Two minorities - Alex Rios, of the Hispanic fraternity Omega Delta Pi, and Erwin Wong, from the APASA - appear on the ballot for Homecoming King, but none of the Homecoming Queen finalists are minorities.

Wong said he was disappointed with the Bobcats' selection processes.

"It is a concern," Wong said. "Personally, I kind of see a bias there."

Jeff Grant, Bobcats president, said the Bobcats received about 36 nominations for Homecoming Queen, with about 10 percent coming from minorities.
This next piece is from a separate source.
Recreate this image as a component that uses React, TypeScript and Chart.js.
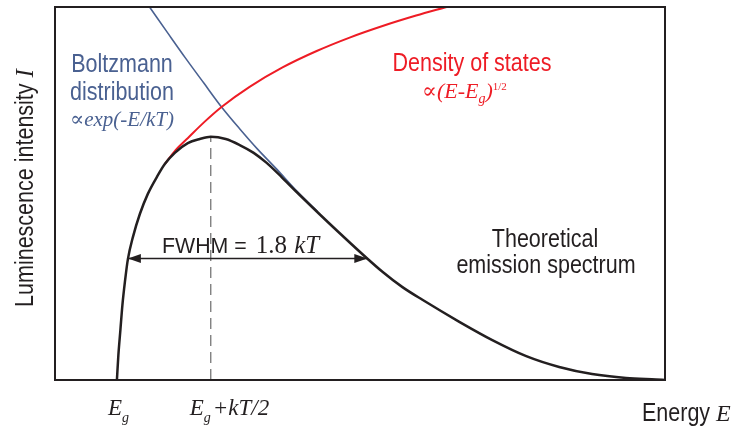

He said any racial homogeneity is a coincidence.

"You need to take a step back and look at the diversity of the Bobcats themselves," he said. "These five nominees were chosen purely for their qualities."

But Wong, a biochemistry senior, said the lack of minority representation in the finalists represents a larger problem at the university.

"The UA administration doesn't really take the cultural centers seriously," he added.

But not all Asian-American students felt the selection was biased.

"I know there's been minority representation in the past, but the issue is difficult," said sociology senior Chris Jones. "From my point of view, I wouldn't jump the gun ... I wouldn't say it's a neglect by the university."

ASUA President Cisco Aguilar, a member of Bobcats, said he talked about the issue of minority representation with other members.

"I wish the organizations that have minority resource centers would have nominated more students to be queen," he said. "There weren't enough nominations."

Lindsey Stephens, a regional development senior and a Homecoming Queen nominee, said she felt the process was fair.

"There were plenty of minorities nominated ... I felt like it was fair to everyone," she said. "I feel like it shouldn't be an issue."

Members of other cultural associations on campus are less worried by the Bobcats' choices.

"I don't think it's really an issue," said Luis Gaitan, a communication freshman and student worker at the Chicano/Hispano Student Affairs and Resource Center. "It's the content of your character, not the color of your skin."

Chicano/Hispano Resource Coordinator Armando Valenzuela said he didn't know of any Hispanic women nominated.

"There's no controversy over here at all," he said. "I'm pretty happy Alex (Rios) is on there."

Tisha Shonnie, Miss Native American University of Arizona, said most Native American students don't participate in homecoming royalty elections.

"In my personal opinion ... none of them would really want to participate in the U of A pageant," said Shonnie, a Management Information Systems senior. "It's nothing we're really interested in."

Amy McDowell, a first-year graduate student in bilingual school psychology and a regular at the African American Resource center, said African-American students don't seem to be upset by the Homecoming Queen nominations.

"It doesn't bother me," she said. "What concerns me more is that minorities make it through this university ... there's a lot more pressing issues we have to deal with."